#### DIRECTION:
From the line with "Generate a Python" to the line with "110, 30, 20]", both included, repeat each line exactly and leave out the pictures.

#### Stored data:

----------

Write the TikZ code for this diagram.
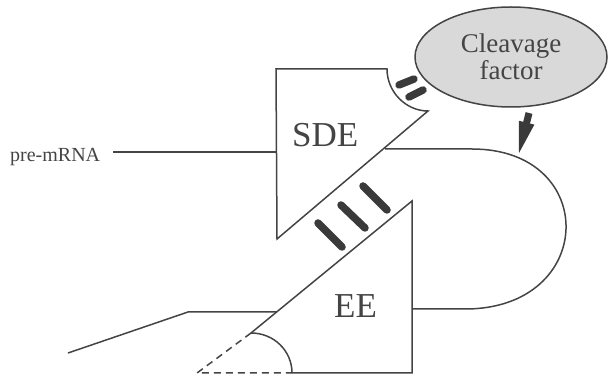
\documentclass[tikz,border=0pt]{standalone}
\usepackage{fontspec}
\setmainfont{Liberation Serif}
\usetikzlibrary{shapes.geometric}
\definecolor{ink}{HTML}{444444}
\definecolor{barc}{HTML}{3A3A3A}
\definecolor{cfill}{HTML}{D9D9D9}
\tikzset{
  outline/.style={draw=ink, line width=1.5pt, line join=miter},
  dashline/.style={draw=ink, line width=1.5pt, dash pattern=on 7pt off 5pt},
  bar/.style={draw=barc, line width=7.5pt, line cap=round},
  bigtext/.style={font=\rmfamily\fontsize{35}{40}\selectfont, text=ink, inner sep=0pt},
  smalltext/.style={font=\rmfamily\fontsize{20}{24}\selectfont, text=ink, inner sep=0pt},
  cfnode/.style={ellipse, draw=ink, line width=1.5pt, fill=cfill, minimum width=192pt, minimum height=100pt, inner sep=0pt, align=center, text=ink, font=\rmfamily\fontsize{27}{27}\selectfont}
}
\begin{document}
\begin{tikzpicture}[x=1pt,y=-1pt]
\useasboundingbox (0,0) rectangle (608,379);
% coordinates
\coordinate (sdeTL) at (276,69);
\coordinate (sdeTR) at (387,69);
\coordinate (sdeR) at (428,111);
\coordinate (sdeB) at (277,239);
\coordinate (eeT) at (412,201);
\coordinate (eeBR) at (412,373);
\coordinate (eeArcB) at (292,373);
\coordinate (eeArcT) at (251,333);
\coordinate (eeDash) at (197,373);
\coordinate (preL) at (113,152);
\coordinate (preR) at (277,152);
\coordinate (dStart) at (385,149);
\coordinate (dEnd) at (412,309);
\coordinate (lowA) at (68,353);
\coordinate (lowB) at (188,312);
\coordinate (lowC) at (277,312);
% SDE shape
\filldraw[outline, fill=white] (sdeTL) -- (sdeTR) .. controls (387,92) and (406,111) .. (sdeR) -- (sdeB) -- cycle;
% EE shape
\draw[outline] (eeArcT) -- (eeT) -- (eeBR) -- (eeArcB);
\draw[outline] (eeArcT) .. controls (274,333) and (292,351) .. (eeArcB);
\draw[dashline] (eeArcT) -- (eeDash) -- (eeArcB);
% RNA lines
\draw[outline] (preL) -- (preR);
\draw[outline] (dStart) -- (472,149) .. controls (600,149) and (597,309) .. (465,309) -- (dEnd);
\draw[outline] (lowA) -- (lowB) -- (lowC);
% bars
\draw[bar] (399,85) -- (414,79);
\draw[bar] (409,97) -- (423,90);
\draw[bar] (318,223) -- (342,247);
\draw[bar] (341,205) -- (365,228);
\draw[bar] (363,186) -- (387,210);
% cleavage factor
\node[cfnode] (cf) at (511,57) {Cleavage\\factor};
\fill[barc] (525.6,112.1) -- (532.4,113.9) -- (530.0,123.6) -- (534.4,124.6) -- (519,153) -- (518.8,120.8) -- (523.2,121.8) -- cycle;
% labels
\node[bigtext, anchor=base west] (sde) at (292,147) {SDE};
\node[bigtext, anchor=base west] (ee) at (334,318) {EE};
\node[smalltext, anchor=base west] (pre) at (10,162) {pre-mRNA};
\end{tikzpicture}
\end{document}
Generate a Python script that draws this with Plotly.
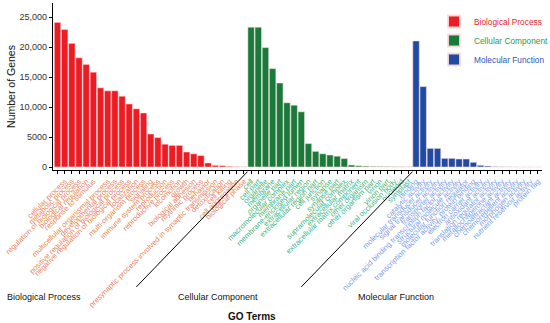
import plotly.graph_objects as go

bp_terms = ["single-organism process", "cellular process", "metabolic process",
            "regulation of biological process", "biological regulation", "response to stimulus",
            "cellular component organization or biogenesis", "multicellular organismal process",
            "developmental process", "positive regulation of biological process",
            "negative regulation of biological process", "localization", "multi-organism process",
            "signaling", "immune system process", "reproduction", "reproductive process",
            "locomotion", "growth", "biological adhesion", "rhythmic process", "behavior",
            "presynaptic process involved in synaptic transmission", "detoxification",
            "cell killing", "cell aggregation", "biological phase"]
bp_values = [24100, 22900, 20600, 18200, 17100, 15800, 13200, 12700, 12700, 11800, 10500,
             9700, 9000, 5500, 4900, 3800, 3600, 3600, 2500, 2200, 1900, 670, 280, 220,
             110, 30, 20]

cc_terms = ["cell", "cell part", "organelle", "membrane", "organelle part",
            "macromolecular complex", "membrane part", "membrane-enclosed lumen",
            "extracellular region", "extracellular region part", "cell junction", "synapse",
            "synapse part", "supramolecular complex", "extracellular matrix",
            "extracellular matrix component", "other organism", "other organism part",
            "virion", "virion part", "viral occlusion body", "nucleoid", "symplast"]
cc_values = [23300, 23300, 19900, 16400, 14000, 10700, 10300, 9200, 3900, 2600, 2200,
             2000, 1800, 1400, 330, 200, 150, 100, 90, 60, 40, 30, 20]

mf_terms = ["binding", "catalytic activity", "molecular transducer activity",
            "signal transducer activity", "transporter activity",
            "nucleic acid binding transcription factor activity",
            "structural molecule activity", "molecular function regulator",
            "transcription factor activity, protein binding", "electron carrier activity",
            "antioxidant activity", "translation regulator activity",
            "metallochaperone activity", "chemoattractant activity",
            "chemorepellent activity", "morphogen activity", "nutrient reservoir activity",
            "protein tag"]
mf_values = [21000, 13400, 3100, 3100, 1440, 1440, 1330, 1330, 780, 280, 170, 60, 30, 20,
             0, 0, 0, 0]

y_ticks = [0, 5000, 10000, 15000, 20000, 25000]
y_tick_labels = ["0", "5000", "10,000", "15,000", "20,000", "25,000"]

groups = [
    ("Biological Process", bp_terms, bp_values, "#EC1C24", "#E8262B", "#E8845C"),
    ("Cellular Component", cc_terms, cc_values, "#187B3B", "#2E9A4E", "#3DB57F"),
    ("Molecular Function", mf_terms, mf_values, "#1F4BA3", "#2F55B8", "#7B9CE5"),
]

fig = go.Figure()
tickvals, ticktext = [], []
start = 0
bounds = []
for name, terms, vals, bar_col, leg_col, lab_col in groups:
    xs = list(range(start, start + len(terms)))
    fig.add_trace(go.Bar(
        x=xs, y=vals,
        name=f"<span style='color:{leg_col}'>{name}</span>",
        marker=dict(color=bar_col, line=dict(color="rgba(255,220,220,0.9)", width=0.6)),
    ))
    tickvals += xs
    ticktext += [f"<span style='color:{lab_col}'>{t}</span>" for t in terms]
    start += len(terms)
    bounds.append(start - 0.5)

n_total = start
fig.update_layout(
    width=550, height=323,
    margin=dict(l=53, r=8, t=3, b=153, autoexpand=False),
    plot_bgcolor="white", paper_bgcolor="white",
    bargap=0.1,
    font=dict(family="Arial, Liberation Sans, sans-serif", color="#222"),
    legend=dict(x=(434 - 53) / 489, y=(170 - 7) / 167, xanchor="left", yanchor="top",
                font=dict(size=8.3), bgcolor="rgba(0,0,0,0)", itemsizing="constant",
                itemwidth=30, tracegroupgap=0),
    showlegend=True,
)
fig.update_xaxes(
    range=[-0.63, n_total - 0.43],
    tickmode="array", tickvals=tickvals, ticktext=ticktext,
    tickangle=-45, tickfont=dict(size=7.5),
    ticks="outside", ticklen=3, tickcolor="black", tickwidth=1,
    showline=True, linecolor="black", linewidth=1.2,
    showgrid=False, zeroline=False, automargin=False,
)
fig.update_yaxes(
    range=[-500, 27333],
    tickmode="array", tickvals=y_ticks, ticktext=y_tick_labels,
    tickfont=dict(size=9, color="#333"),
    ticks="outside", ticklen=3, tickcolor="black",
    showline=True, linecolor="black", linewidth=1.2,
    showgrid=False, zeroline=False, automargin=False,
    title=dict(text="Number of Genes", font=dict(size=10.5, color="#111"), standoff=1),
)

# diagonal separators between groups
for b in bounds[:2]:
    fig.add_shape(type="line", xref="x", yref="paper",
                  x0=b, y0=-0.01, x1=b - 15.5, y1=-0.70,
                  line=dict(color="black", width=1))

for label, xc in [("Biological Process", 44), ("Cellular Component", 218), ("Molecular Function", 396)]:
    fig.add_annotation(text=label, xref="paper", yref="paper",
                       x=(xc - 53) / 489, y=(170 - 297) / 167,
                       showarrow=False, font=dict(size=9, color="#111"),
                       xanchor="center", yanchor="middle")
fig.add_annotation(text="<b>GO Terms</b>", xref="paper", yref="paper",
                   x=(252 - 53) / 489, y=(170 - 316) / 167,
                   showarrow=False, font=dict(size=10, color="#111"),
                   xanchor="center", yanchor="middle")

fig.write_html("out.html", config={"displayModeBar": False},
               post_script="document.body.style.margin='0';document.body.style.padding='0';")
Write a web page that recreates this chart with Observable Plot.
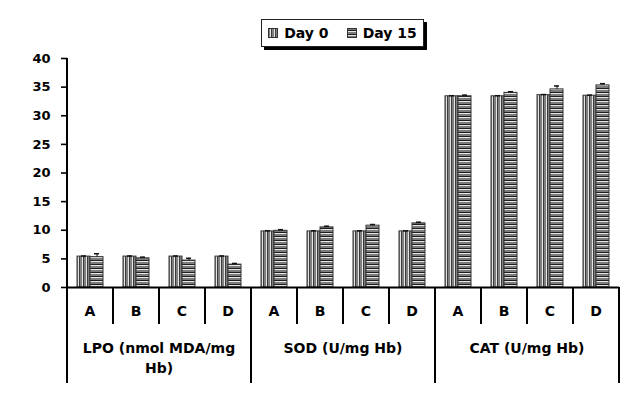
<!DOCTYPE html>
<html>
<head>
<meta charset="utf-8">
<script src="https://cdn.jsdelivr.net/npm/d3@7"></script>
<script src="https://cdn.jsdelivr.net/npm/@observablehq/plot@0.6"></script>
<style>
  html, body { margin: 0; padding: 0; background: #fff; }
  body { width: 628px; height: 394px; overflow: hidden; font-family: "DejaVu Sans", sans-serif; font-weight: bold; }
  #legend { height: 50px; box-sizing: border-box; padding: 19px 6px 0 63px; display: flex; justify-content: center; align-items: flex-start; }
  #legend .box { display: flex; align-items: center; gap: 6px; border: 1px solid #222; box-shadow: 3px 3px 0 #000; padding: 4px 6px; font-size: 14px; line-height: 18px; color: #000; background: #fff; }
  #legend .sw { width: 10px; height: 10px; display: block; }
  #legend .gap { width: 6px; }
</style>
</head>
<body>
<svg width="0" height="0" style="position:absolute">
  <defs>
    <pattern id="vstripe" patternUnits="userSpaceOnUse" width="4" height="4">
      <rect width="4" height="4" fill="#808080"></rect>
      <rect x="2" width="1" height="4" fill="#e6e6e6"></rect>
      <rect x="3" width="1" height="4" fill="#3a3a3a"></rect>
    </pattern>
    <pattern id="hstripe" patternUnits="userSpaceOnUse" width="4" height="4">
      <rect width="4" height="4" fill="#7c7c7c"></rect>
      <rect y="2" width="4" height="1" fill="#1e1e1e"></rect>
      <rect y="3" width="4" height="1" fill="#e6e6e6"></rect>
    </pattern>
  </defs>
</svg>
<div id="legend"></div>
<div id="chart"></div>
<script>
// Enzyme / oxidative-stress markers per treatment group, Day 0 vs Day 15
const groups = ["LPO", "SOD", "CAT"];
const groupLabels = [["LPO (nmol MDA/mg", "Hb)"], ["SOD (U/mg Hb)"], ["CAT (U/mg Hb)"]];
const letters = ["A", "B", "C", "D"];
const days = ["Day 0", "Day 15"];

const day0Values = [
  [5.4, 5.4, 5.4, 5.4],
  [9.8, 9.8, 9.8, 9.8],
  [33.4, 33.4, 33.6, 33.5]
];
const day15Values = [
  [5.3, 5.1, 4.7, 4.0],
  [9.9, 10.5, 10.8, 11.2],
  [33.4, 34.0, 34.6, 35.3]
];
const day0Errors = [
  [0.1, 0.1, 0.1, 0.1],
  [0.1, 0.1, 0.1, 0.1],
  [0.1, 0.1, 0.1, 0.1]
];
const day15Errors = [
  [0.6, 0.2, 0.4, 0.2],
  [0.2, 0.2, 0.2, 0.2],
  [0.2, 0.2, 0.6, 0.3]
];
const yTicks = [0, 5, 10, 15, 20, 25, 30, 35, 40];

const fills = {"Day 0": "url(#vstripe)", "Day 15": "url(#hstripe)"};

// flat table built from the arrays above
const keys = [];
const rows = [];
groups.forEach((g, gi) => {
  letters.forEach((l, li) => {
    const key = g + "|" + l;
    keys.push(key);
    rows.push({key, group: g, letter: l, day: "Day 0", value: day0Values[gi][li], err: day0Errors[gi][li]});
    rows.push({key, group: g, letter: l, day: "Day 15", value: day15Values[gi][li], err: day15Errors[gi][li]});
  });
});

// legend
const legend = d3.select("#legend").append("div").attr("class", "box");
days.forEach((d, i) => {
  if (i > 0) legend.append("span").attr("class", "gap");
  legend.append("svg").attr("class", "sw").attr("width", 10).attr("height", 10)
    .append("rect").attr("x", 0.5).attr("y", 0.5).attr("width", 9).attr("height", 9)
    .attr("fill", fills[d]).attr("stroke", "#333");
  legend.append("span").text(d);
});

const chart = Plot.plot({
  width: 628,
  height: 344,
  marginTop: 8,
  marginBottom: 107,
  marginLeft: 63,
  marginRight: 6,
  style: {fontFamily: "DejaVu Sans", fontWeight: "bold", fontSize: "13px", color: "#000", background: "#fff"},
  fx: {domain: keys, padding: 0, axis: null},
  x: {domain: days, paddingInner: 0, paddingOuter: 0.67, axis: null},
  y: {domain: [0, 40], ticks: yTicks, tickSize: 6, tickPadding: 11, label: null, tickFormat: d => String(d)},
  marks: [
    Plot.barY(rows, {fx: "key", x: "day", y: "value", fill: d => fills[d.day], stroke: "#333", strokeWidth: 1}),
    Plot.ruleX(rows, {fx: "key", x: "day", y1: d => d.value, y2: d => d.value + d.err, stroke: "#111", strokeWidth: 1}),
    Plot.tickY(rows, {fx: "key", x: "day", y: d => d.value + d.err, stroke: "#111", strokeWidth: 1.5, insetLeft: 4, insetRight: 4}),
    Plot.ruleY([0], {stroke: "#000", strokeWidth: 2})
  ]
});
d3.select(chart).selectAll("g[aria-label^='y-axis tick'] path").attr("stroke-width", 1.6);
document.getElementById("chart").appendChild(chart);

// y axis line and two-level category axis, drawn from the plot's fx and y scales
const fx = chart.scale("fx");
const y = chart.scale("y");
const y0 = y.apply(0);
const svg = d3.select(chart);
const axis = svg.append("g").attr("stroke", "#000").attr("fill", "#000");

const axisX = fx.apply(keys[0]);
axis.append("line")
  .attr("x1", axisX).attr("x2", axisX)
  .attr("y1", y.apply(yTicks[yTicks.length - 1])).attr("y2", y0)
  .attr("stroke-width", 2);

keys.forEach((k, i) => {
  const left = fx.apply(k);
  const isGroupStart = i % letters.length === 0;
  axis.append("line")
    .attr("x1", left).attr("x2", left)
    .attr("y1", y0).attr("y2", y0 + (isGroupStart ? 96 : 37))
    .attr("stroke-width", 2);
  axis.append("text")
    .attr("x", left + fx.bandwidth / 2).attr("y", y0 + 29)
    .attr("text-anchor", "middle").attr("stroke", "none")
    .attr("font-size", 14).attr("font-weight", "bold")
    .text(rows[i * 2].letter);
});
const lastRight = fx.apply(keys[keys.length - 1]) + fx.bandwidth;
axis.append("line")
  .attr("x1", lastRight).attr("x2", lastRight)
  .attr("y1", y0).attr("y2", y0 + 96)
  .attr("stroke-width", 2);

groups.forEach((g, gi) => {
  const a = fx.apply(g + "|" + letters[0]);
  const b = fx.apply(g + "|" + letters[letters.length - 1]) + fx.bandwidth;
  groupLabels[gi].forEach((line, li) => {
    axis.append("text")
      .attr("x", (a + b) / 2).attr("y", y0 + 66 + li * 20)
      .attr("text-anchor", "middle").attr("stroke", "none")
      .attr("font-size", 14).attr("font-weight", "bold")
      .text(line);
  });
});
</script>
</body>
</html>
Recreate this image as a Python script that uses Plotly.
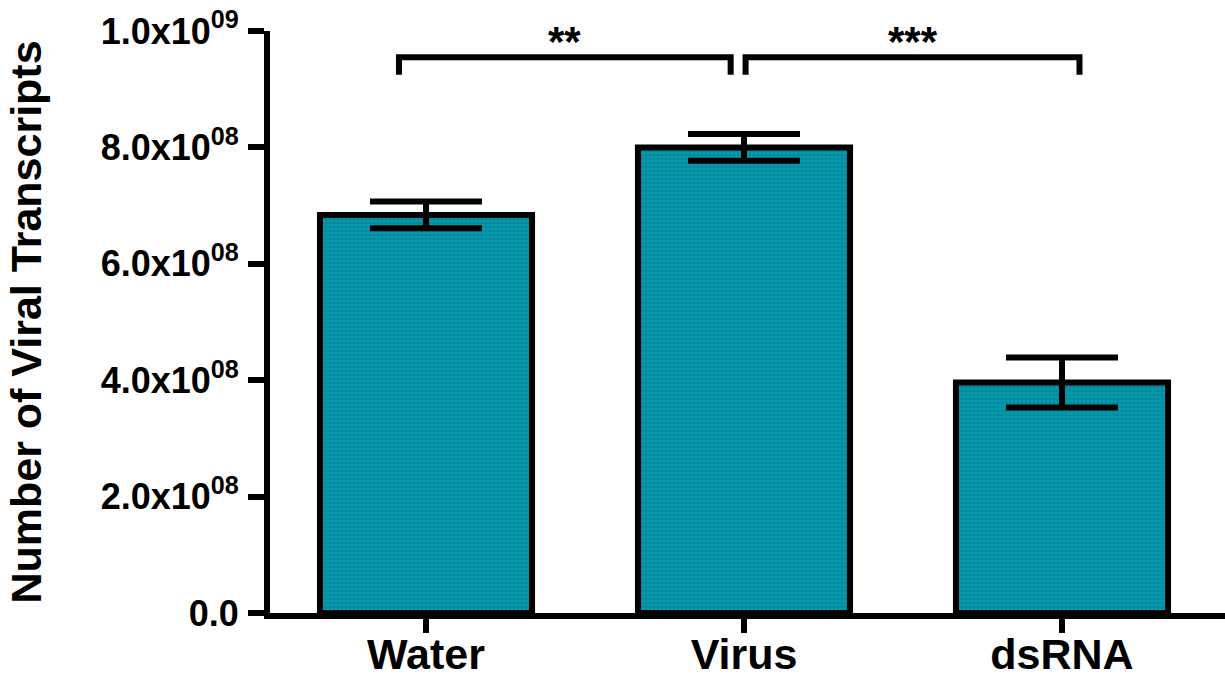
import plotly.graph_objects as go

# Viral transcript counts per treatment (mean ± SEM)
categories = ["Water", "Virus", "dsRNA"]
means = [6.84e8, 8.00e8, 3.96e8]
sem = [0.23e8, 0.23e8, 0.43e8]

# Y axis ticks
y_tickvals = [0, 2e8, 4e8, 6e8, 8e8, 1e9]
y_ticktext = ["0.0", "2.0x10<sup>08</sup>", "4.0x10<sup>08</sup>",
              "6.0x10<sup>08</sup>", "8.0x10<sup>08</sup>", "1.0x10<sup>09</sup>"]

# Significance comparisons: (first category index, second category index, label)
comparisons = [(0, 1, "**"), (1, 2, "***")]

FONT = "Arial, Liberation Sans, sans-serif"
BAR_FILL = "#008c9e"
DOT_FILL = "#14b0c6"

fig = go.Figure()
fig.add_trace(go.Bar(
    x=list(range(len(categories))),
    y=means,
    width=0.667,
    marker=dict(
        color=BAR_FILL,
        line=dict(color="black", width=6),
        pattern=dict(shape=".", fgcolor=DOT_FILL, size=4, solidity=0.3, fillmode="overlay"),
    ),
    error_y=dict(type="data", array=sem, visible=True, color="black", thickness=6, width=56),
    showlegend=False,
))

# Significance brackets
bracket_level = 9.55e8
leg_drop = 0.30e8
bracket_nudge = [(-0.085, -0.042), (0.005, 0.055)]
for (a, b, label), (n0, n1) in zip(comparisons, bracket_nudge):
    x0, x1 = a + n0, b + n1
    fig.add_shape(type="path",
                  path=f"M {x0} {bracket_level - leg_drop} L {x0} {bracket_level} "
                       f"L {x1} {bracket_level} L {x1} {bracket_level - leg_drop}",
                  line=dict(color="black", width=6), xref="x", yref="y")
    fig.add_annotation(x=(x0 + x1) / 2, y=bracket_level, text=label, showarrow=False,
                       xref="x", yref="y", yanchor="bottom", yshift=-10,
                       font=dict(family=FONT, size=42, color="black", weight="bold"))

fig.update_layout(
    width=1225, height=675,
    margin=dict(l=270, r=0, t=31, b=62),
    paper_bgcolor="white", plot_bgcolor="white",
    font=dict(family=FONT, color="black", weight="bold"),
    xaxis=dict(
        range=[-0.4906, 2.5126], automargin=False,
        tickvals=list(range(len(categories))), ticktext=categories,
        showline=True, linecolor="black", linewidth=6,
        ticks="outside", ticklen=14, tickwidth=6, tickcolor="black",
        ticklabelstandoff=-16,
        tickfont=dict(family=FONT, size=43, color="black", weight="bold"),
        showgrid=False, zeroline=False,
    ),
    yaxis=dict(
        range=[0, 1e9], automargin=False,
        tickvals=y_tickvals, ticktext=y_ticktext,
        showline=True, linecolor="black", linewidth=6,
        ticks="outside", ticklen=16, tickwidth=6, tickcolor="black",
        ticklabelstandoff=2,
        tickfont=dict(family=FONT, size=36, color="black", weight="bold"),
        showgrid=False, zeroline=False,
        title=dict(text="Number of Viral Transcripts", standoff=48,
                   font=dict(family=FONT, size=43, color="black", weight="bold")),
    ),
)

fig.write_html("out.html")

----------

#### THE REPLY:
Generate a Python script that draws this with Plotly.
import plotly.graph_objects as go

bp_terms = ["single-organism process", "cellular process", "metabolic process",
            "regulation of biological process", "biological regulation", "response to stimulus",
            "cellular component organization or biogenesis", "multicellular organismal process",
            "developmental process", "positive regulation of biological process",
            "negative regulation of biological process", "localization", "multi-organism process",
            "signaling", "immune system process", "reproduction", "reproductive process",
            "locomotion", "growth", "biological adhesion", "rhythmic process", "behavior",
            "presynaptic process involved in synaptic transmission", "detoxification",
            "cell killing", "cell aggregation", "biological phase"]
bp_values = [24100, 22900, 20600, 18200, 17100, 15800, 13200, 12700, 12700, 11800, 10500,
             9700, 9000, 5500, 4900, 3800, 3600, 3600, 2500, 2200, 1900, 670, 280, 220,
             110, 30, 20]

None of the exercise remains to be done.